De hecho, la reflexión de Le Pen, aunque regresiva y deshonesta, es típicamente gaullista. Al menos, característica del gaullismo fundacional, cuando el general, obligado por la tarea de construir una república nueva sobre los escombros, los resentimientos y las derrotas de la anterior, exageró la narrativa del buen francés resistente y atribuyó a su pueblo una pureza moral necesaria para potenciar el orgullo de pertenencia. Llegó a inventarse la victoria de las armas francesas, barridas en el 40. Y tuvo que aceptar que la conducta colaboracionista, proporcional como mínimo a la resistente, se escamoteara en un relato histórico pensado para ahorrarle mortificaciones a la nueva Francia emergente que aún tendría que pasar por las penalidades de la descolonización en Indochina y Argelia, instigadoras de intentos de "putsch" como el del 1er REP legionario en Argel –disuelto por ello– y de acciones terroristas como las de la OAS.

En la primera hora de la Liberación, sí hubo tonsuras y fusilamientos. Como el de Laval, máximo exponente de la inmundicia colaboracionista que además profesaba una aversión al liberalismo y al cosmopolitismo que ha vuelto como pulsión de los reaccionarios contemporáneos. O el de Drieu La Rochelle, representante de los intelectuales colaboracionistas, algunos verdaderamente talentosos, que se apoderaron del café Flore y a los que Modiano, en una de las piezas de su "Trilogía de la Ocupación", retrata como una banda jaranera y entregada al hedonismo terminal cuando comprende que el Reich va a caer: por esas páginas pasan también personajes inspirados en los criminales que constituyeron la Gestapo francesa de la calle Lauriston.

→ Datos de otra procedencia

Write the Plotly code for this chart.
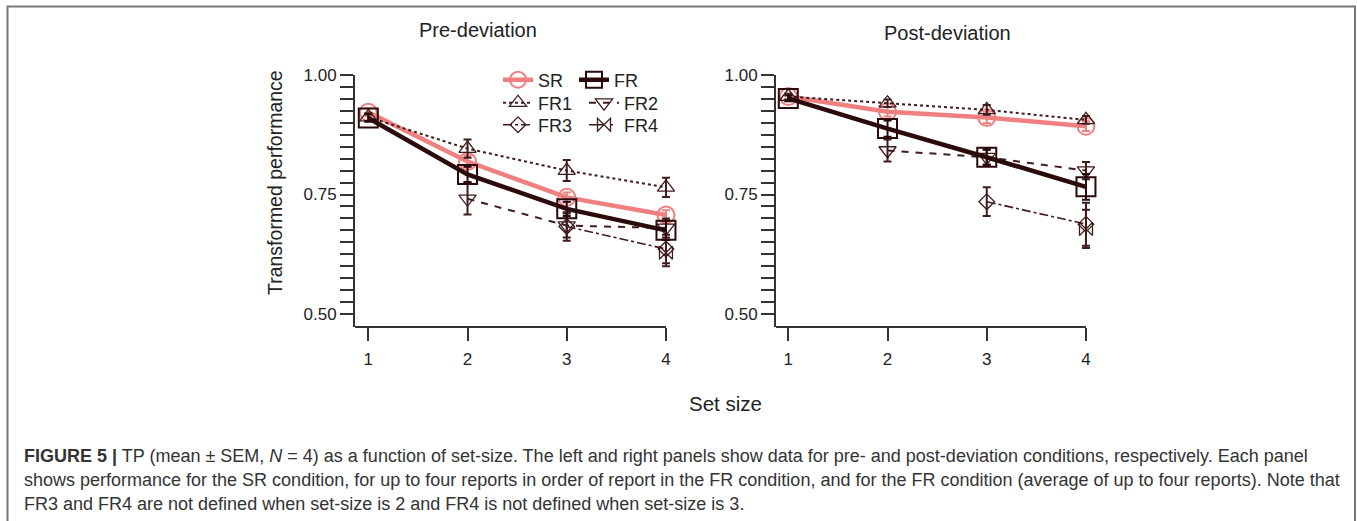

Lo que ha dicho Le Pen rescata la noción gaullista, hipócrita por necesidad, de que todos aquellos hombres no eran Francia. Francia, la verdadera, estaba en Londres, en el maquis y en el norte de África. Francia lo eran los unos y los otros, obviamente, como más o menos había sido aceptado en los últimos años de introspección y sinceridad que convierten la reflexión de Le Pen en un anacronismo sin fundamento histórico ni justificación por la incertidumbre de los tiempos como cuando De Gaulle hizo que los franceses se engañaran a sí mismos para salir adelante sin mayores vergüenzas de ser.